To get this set up, I first downloaded the node local DNS deployment manifest:
$ curl -o localnodecache.tml -L0 https://github.com/kubernetes/kubernetes/blob/master/cluster/addons/dns/nodelocaldns/nodelocaldns.yaml
The manifest contains a service account, service, daemonset and config map. The container that is spun up on each node runs CoreDNS, but in caching mode. The caching feature is enabled with the following configuration block, which is part of the config map that was installed above:
cache {
success 9984 30
denial 9984 5
prefetch 500 5
}
The cache block tells CoreDNS how many queries to cache, as well as how long to keep them (TTL). You can also configure CoreDNS to prefetch frequently queried items prior to them expiring! Next, we need to replace three PILLAR variables in the manifest:
$ export localdns="169.254.20.10"
$ export domain="cluster.local"
$ export kubedns="10.96.0.10"
$ sed -i "s/__PILLAR__LOCAL__DNS__/$localdns/g; s/__PILLAR__DNS__DOMAIN__/$domain/g; s/__PILLAR__DNS__SERVER__/$kubedns/g" nodelocaldns.yaml > nodedns.yml
The localdns variable contains the IP address you want your caching coredns instance to listen for queries on. The documentation uses a link local address, but you can use anything you want. It just can’t overlap with existing IPs. Domain contains the Kubernetes domain you you set “clusterDomain” to. And finally, kubedns is the service IP that sits in front of your primary CoreDNS pods. Once the manifest is applied:
$ kubectl apply -f nodedns.yml
You will see a new daemonset, and one caching DNS pod per host:
$ kubectl get ds -n kube-system node-local-dns
NAME DESIRED CURRENT READY UP-TO-DATE AVAILABLE NODE SELECTOR AGE
node-local-dns 4 4 4 4 4 <none> 3h43m
$ kubectl get po -o wide -n kube-system -l k8s-app=node-local-dns
NAME READY STATUS RESTARTS AGE IP NODE NOMINATED NODE READINESS GATES
node-local-dns-24knq 1/1 Running 0 3h40m 172.18.0.4 test-worker <none> <none>
node-local-dns-fl2zf 1/1 Running 0 3h40m 172.18.0.3 test-worker2 <none> <none>
node-local-dns-gvqrv 1/1 Running 0 3h40m 172.18.0.5 test-control-plane <none> <none>
node-local-dns-v9hlv 1/1 Running 0 3h40m 172.18.0.2 test-worker3 <none> <none>
One thing I found interesting is how DNS queries get routed to the caching DNS pods.

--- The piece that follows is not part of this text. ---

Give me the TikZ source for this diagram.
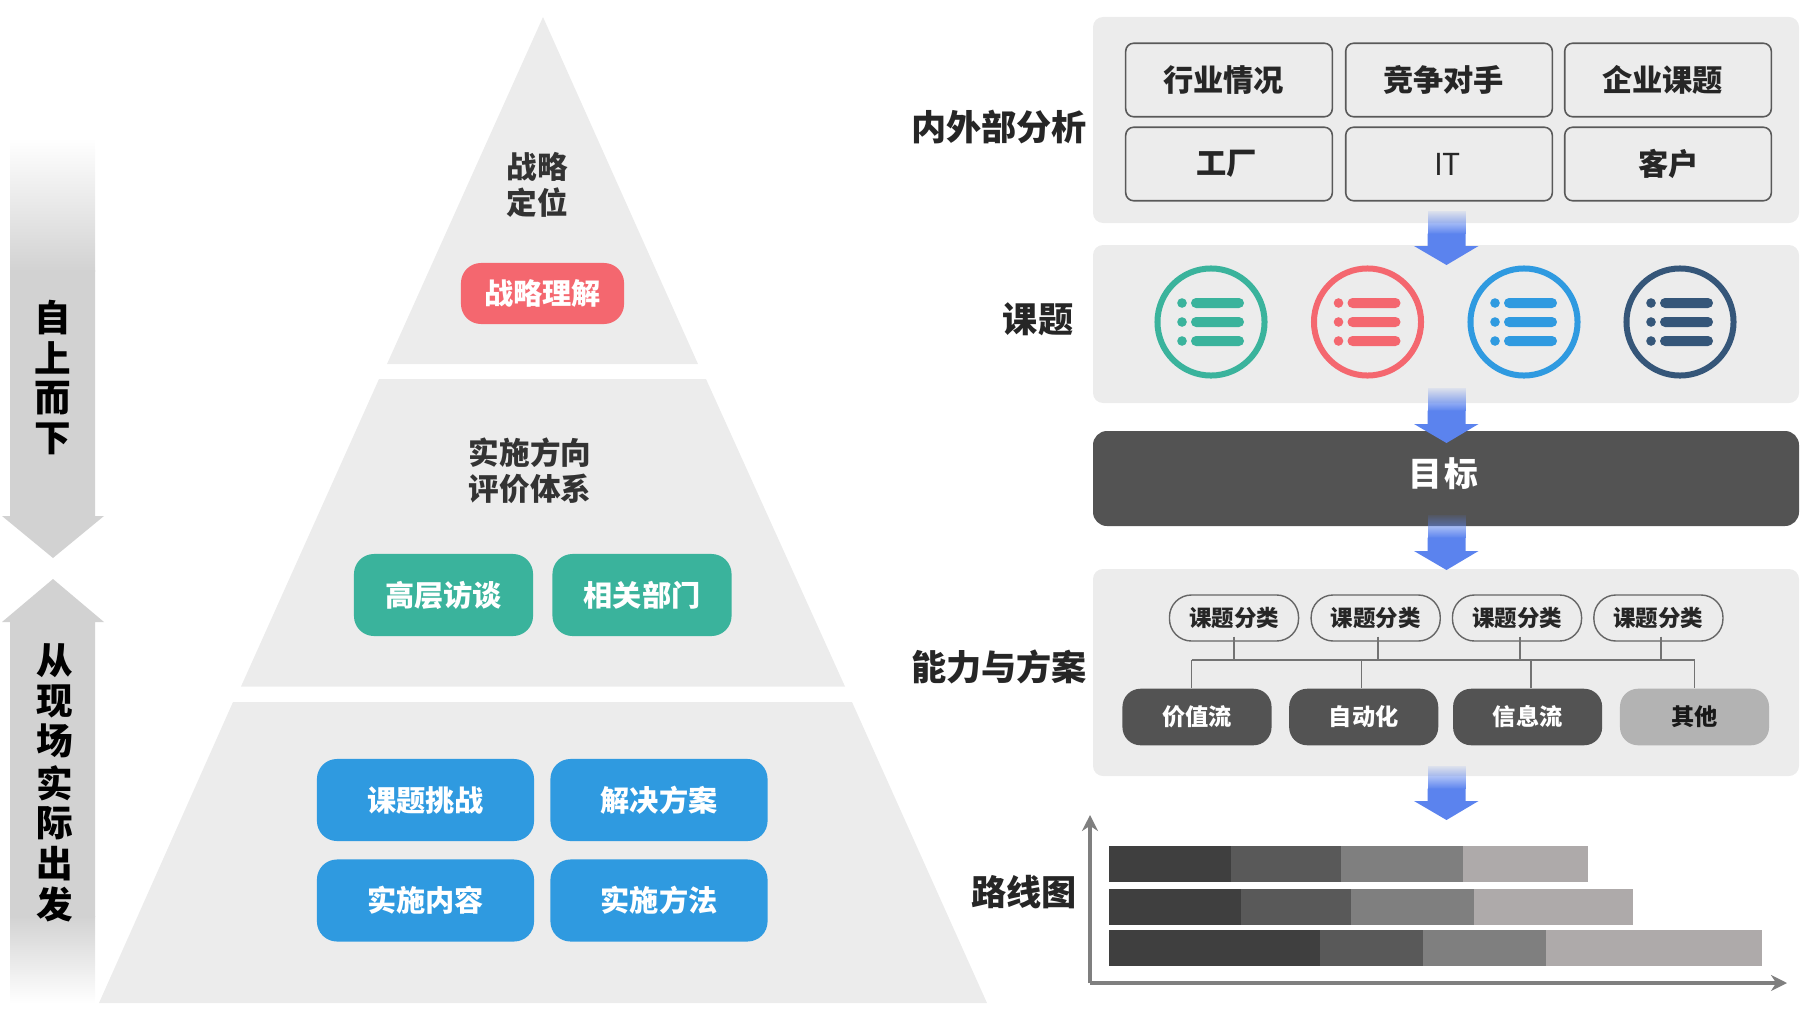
\documentclass[tikz,border=0pt]{standalone}
\usepackage{fontspec}
\setmainfont{Noto Sans CJK SC}
\usetikzlibrary{fadings,arrows.meta}
\definecolor{panelgray}{HTML}{ECECEC}
\definecolor{arrowgray}{HTML}{D2D2D2}
\definecolor{flowblue}{HTML}{5B83EE}
\definecolor{redpill}{HTML}{F4676F}
\definecolor{tealpill}{HTML}{3AB39C}
\definecolor{bluepill}{HTML}{2F9AE0}
\definecolor{navyring}{HTML}{355679}
\definecolor{darkbox}{HTML}{535353}
\definecolor{lightbox}{HTML}{B3B3B3}
\definecolor{barone}{HTML}{3F3F3F}
\definecolor{bartwo}{HTML}{595959}
\definecolor{barthree}{HTML}{7F7F7F}
\definecolor{barfour}{HTML}{AEAAAA}
\tikzfading[name=fadeblue, top color=transparent!90, bottom color=transparent!0]
\begin{document}
\begin{tikzpicture}[x=0.01cm,y=-0.01cm,>=stealth, line join=round,
	seclabel/.style={font=\bfseries\fontsize{10pt}{12pt}\selectfont, text=black!85},
	sidechar/.style={font=\bfseries\fontsize{10.4pt}{12pt}\selectfont, text=black},
	pyrtext/.style={font=\bfseries\fontsize{8.7pt}{10.2pt}\selectfont, text=black!80, align=center},
	pill/.style={rounded corners=0.2cm, text=white, font=\bfseries\fontsize{8.3pt}{10pt}\selectfont, inner sep=0pt},
	topicbox/.style={draw=black!65, line width=0.45pt, rounded corners=0.08cm, minimum width=2.065cm, minimum height=0.735cm, inner sep=0pt, font=\bfseries\fontsize{8.6pt}{10pt}\selectfont, text=black!85},
	sortbox/.style={draw=black!60, line width=0.4pt, rounded corners=0.22cm, minimum width=1.29cm, minimum height=0.46cm, inner sep=0pt, font=\bfseries\fontsize{6.4pt}{8pt}\selectfont, text=black!85},
	capbox/.style={rounded corners=0.18cm, minimum width=1.49cm, minimum height=0.565cm, inner sep=0pt, font=\bfseries\fontsize{6.6pt}{8pt}\selectfont},
	wire/.style={draw=black!55, line width=0.5pt},
	axisline/.style={draw=barthree, line width=1.2pt, -{Stealth[length=0.16cm,width=0.16cm]}}]
	\useasboundingbox (0,-1) rectangle (1800,1011);
	% pyramid
	\fill[panelgray] (543,16) -- (698,363) -- (387,363) -- cycle;
	\fill[panelgray] (379,378) -- (706,378) -- (845,685.5) -- (241,685.5) -- cycle;
	\fill[panelgray] (233,701) -- (852,701) -- (987,1002) -- (99,1002) -- cycle;
	\node[pyrtext] (strategy) at (537,184) {战略\\定位};
	\node[pyrtext] (direction) at (530,470) {实施方向\\评价体系};
	\node[pill, fill=redpill, minimum width=1.63cm, minimum height=0.61cm] (redkey) at (542.5,292.5) {战略理解};
	\foreach \x/\t/\n in {443.5/高层访谈/senior,642/相关部门/dept}{
		\node[pill, fill=tealpill, minimum width=1.79cm, minimum height=0.82cm] (\n) at (\x,594) {\t};
	}
	\foreach \x/\y/\t/\n in {425.5/799/课题挑战/issue,659/799/解决方案/solution,425.5/899.5/实施内容/content,659/899.5/实施方法/method}{
		\node[pill, fill=bluepill, minimum width=2.17cm, minimum height=0.82cm] (\n) at (\x,\y) {\t};
	}
	% side arrows
	\shade[top color=white, bottom color=arrowgray] (10,137) rectangle (95,270);
	\fill[arrowgray] (10,269) -- (95,269) -- (95,515) -- (104,515) -- (53,557) -- (2,515) -- (10,515) -- cycle;
	\shade[top color=arrowgray, bottom color=white] (10,915) rectangle (95,1002);
	\fill[arrowgray] (53,578) -- (104,621) -- (95,621) -- (95,916) -- (10,916) -- (10,621) -- (2,621) -- cycle;
	\foreach \y/\t [count=\i] in {317/自,357/上,397/而,438/下}{
		\node[sidechar] (downch\i) at (53,\y) {\t};
	}
	\foreach \y/\t [count=\i] in {660/从,700/现,740/场,782/实,822/际,863/出,903/发}{
		\node[sidechar] (upch\i) at (54.5,\y) {\t};
	}
	% panels
	\fill[panelgray, rounded corners=0.1cm] (1093,16) rectangle (1799,222);
	\fill[panelgray, rounded corners=0.1cm] (1093,244) rectangle (1799,402);
	\fill[panelgray, rounded corners=0.1cm] (1093,568) rectangle (1799,775);
	\fill[darkbox, rounded corners=0.14cm] (1093,430) rectangle (1799,525);
	\node[font=\bfseries\fontsize{9.6pt}{12pt}\selectfont, text=white] (goal) at (1443,473) {目\kern0.6pt标};
	\foreach \y/\t in {126/内外部分析,666/能力与方案}{
		\node[seclabel] (lab\y) at (999,\y) {\t};
	}
	\node[seclabel] (labtopic) at (1038,318) {课题};
	\node[seclabel] (labroute) at (1024,891) {路线图};
	\foreach \x/\y/\t/\n/\k/\r in {1229/79/行业情况/industry/3.0/-0.6,1449/79/竞争对手/rival/3.0/-0.6,1668/79/企业课题/company/3.0/-0.6,1229/163/工厂/factory/1.2/-0.3,1449/163/{\mdseries IT}/itbox/0.8/0,1668/163/客户/client/-0.2/0}{
		\node[topicbox] (\n) at (\x,\y) {\raisebox{\r pt}{\t}\kern\k pt};
	}
	% rings
	\foreach \x/\c in {1211/tealpill,1367.5/redpill,1524/bluepill,1680/navyring}{
		\draw[\c, line width=0.06cm] (\x,321) circle (0.535cm);
		\foreach \y in {302,321,340}{
			\fill[\c] (\x-29,\y) circle (0.048cm);
			\fill[\c, rounded corners=0.05cm] (\x-20,\y-5) rectangle (\x+33,\y+5);
		}
	}
	% blue arrows
	\foreach \t/\b in {210/245,387/423,514/550,765/800}{
		\fill[flowblue, path fading=fadeblue] (1427.5,\t) rectangle (1465.5,\t+23);
		\fill[flowblue] (1427.5,\t+22.5) -- (1465.5,\t+22.5) -- (1465.5,\b) -- (1478.5,\b) -- (1446.5,\b+19) -- (1414,\b) -- (1427.5,\b) -- cycle;
	}
	% classes
	\foreach \x [count=\i] in {1234,1375.7,1517,1658.4}{
		\node[sortbox] (sort\i) at (\x,617) {课题分类};
	}
	\foreach \x/\t/\n in {1197/价值流/value,1363.7/自动化/auto,1527.6/信息流/info}{
		\node[capbox, fill=darkbox, text=white] (\n) at (\x,716) {\t};
	}
	\node[capbox, fill=lightbox, text=black!90] (other) at (1694.5,716) {其他};
	\coordinate (busleft) at ([xshift=-0.055cm]value.north |- 0,659);
	\coordinate (busright) at (other.north |- 0,659);
	\foreach \n/\s in {sort1/0,sort2/0.023,sort3/0.028,sort4/0.029}{
		\draw[wire] ([xshift=\s cm,yshift=0.05cm]\n.south) -- ([xshift=\s cm]\n.south |- busleft);
	}
	\foreach \n/\s in {value/-0.055,auto/-0.023,info/0.034,other/0}{
		\draw[wire] ([xshift=\s cm]\n.north) -- ([xshift=\s cm]\n.north |- busleft);
	}
	\draw[wire] (busleft) -- (busright);
	% roadmap
	\foreach \y/\a/\b/\c/\d in {844.5/1230.6/1341.2/1463.4/1588.3,887.5/1240.7/1351.3/1474/1632.8,929/1320/1423/1545.6/1761.8}{
		\fill[barone] (1109.4,\y) rectangle (\a,\y+36);
		\fill[bartwo] (\a,\y) rectangle (\b,\y+36);
		\fill[barthree] (\b,\y) rectangle (\c,\y+36);
		\fill[barfour] (\c,\y) rectangle (\d,\y+36);
	}
	\coordinate (origin) at (1090,982);
	\coordinate (ytip) at (1090,814);
	\coordinate (xtip) at (1787,982);
	\draw[axisline] (origin) -- (ytip);
	\draw[axisline] (origin) -- (xtip);
\end{tikzpicture}
\end{document}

Given a pod with a ClusterFirst policy, the nameserver value in /etc/resolv.conf will get populated with the service IP that sits in front of your in-cluster CoreDNS pods:
$ kubectl get svc kube-dns -o wide -n kube-system
NAME TYPE CLUSTER-IP EXTERNAL-IP PORT(S) AGE SELECTOR
kube-dns ClusterIP 10.96.0.10 <none> 53/UDP,53/TCP,9153/TCP 5d18h k8s-app=kube-dns
$ kubectl exec -it nginx-f89759699-2c8zw -- cat /etc/resolv.conf
search default.svc.cluster.local svc.cluster.local cluster.local
nameserver 10.96.0.10
options ndots:5
But under the covers, iptables has an OUTPUT chain to route DNS requests destined for your CoreDNS cluster service IP to the IP assigned to the localdns variable. We can view that with the iptables command:
$ iptables -L OUTPUT
Chain OUTPUT (policy ACCEPT)
target prot opt source destination
ACCEPT udp -- 10.96.0.10 anywhere udp spt:53
ACCEPT tcp -- 10.96.0.10 anywhere tcp spt:53
ACCEPT udp -- 169.254.20.10 anywhere udp spt:53
ACCEPT tcp -- 169.254.20.10 anywhere tcp spt:53
KUBE-SERVICES all -- anywhere anywhere ctstate NEW /* kubernetes service portals */
KUBE-FIREWALL all -- anywhere anywhere
Pretty neat! Now to test this out. If we exec into a pod:
$ kubectl exec -it nginx-f89759699-59ss2 -- sh
And query the local caching instance:
$ dig +short @169.254.20.10 prefetch.net
67.205.141.207
$ dig +short @169.254.20.10 prefetch.net
67.205.141.207
We get the same results. But if you check the logs, the first request will hit the local caching server, and then be forwarded to your primary CoreDNS service IP. When the second query comes in, the cached entry will be returned to the requester, reducing load on your primary CoreDNS servers. And if your pods are configured to point to the upstream CoreDNS servers, iptables will ensure that query hits the local DNS cache. Pretty sweet! And this all happens through the magic of CoreDNS, IPTables and some awesome developers! This feature rocks!